No on Initiative 933, the "fairness" ruse
Initiative 933 is an expensive hoax on property owners and taxpayers who would live next to and pay for the turmoil created in the name of safeguarding private-property rights.
The so-called Property Fairness Act is as native to Washington as palm trees. This out-of-state import appears on the November ballot courtesy of a paid-signature campaign mostly fueled by contributions from Illinois. I-933 comes from the same photocopy machine as Proposition 207 in Arizona, Proposition 2 in Idaho or Proposition 90 in California. I-933 is part of a national movement to trash land-use laws by substituting ambiguous, lawyer-enriching language, creating the opportunity to bankrupt local treasuries if officials do not capitulate and agree to cooperate.
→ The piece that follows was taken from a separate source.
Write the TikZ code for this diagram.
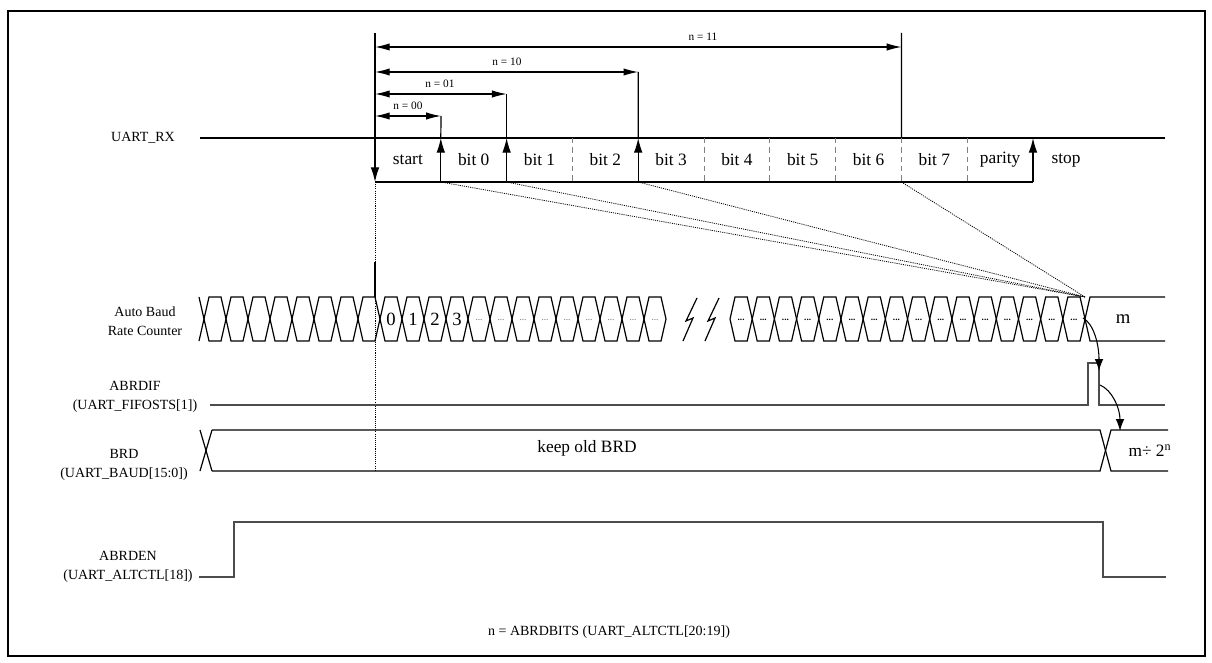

Details vary by state, but the guiding premise is to roll back land-use and environmental laws to give current owners a chance to use their land the way things used to be. All the predictability and certainty that goes with zoning and land-use regulations are tossed aside for their neighbors, whether they live in a subdivision or work a family farm.
Agricultural interests are presumed to be among the most burdened with land-use grievances, but Washington farmers have rallied to oppose I-933 because they suspect their livelihoods are especially vulnerable to the initiative.
The proposition is a marvel of mushy, waiting-to-be-litigated verbiage on everything from the urgency of public-health laws to the invocation of harm to personal property in this land-use measure.
I-933 invites fantastic estimates of its potential cost to taxpayers because so little is known about the expensive consequences of what the initiative requires — everything from new land-use studies, government overhead, writing checks in lieu of waiving land-use rules, or the practical and social costs of selectively waiving established regulations.
Oh, the presumed ability of government to blithely waive a rule is assumed by the initiative drafters.
Perhaps the essence of the I-933 fairness ruse is found in the act's preamble and its passionate statements about government taking property under eminent domain. The topic is not an issue. I-933 does not touch eminent domain in this state.
Vote No on I-933, a very bad bargain for Washington state property owners and taxpayers.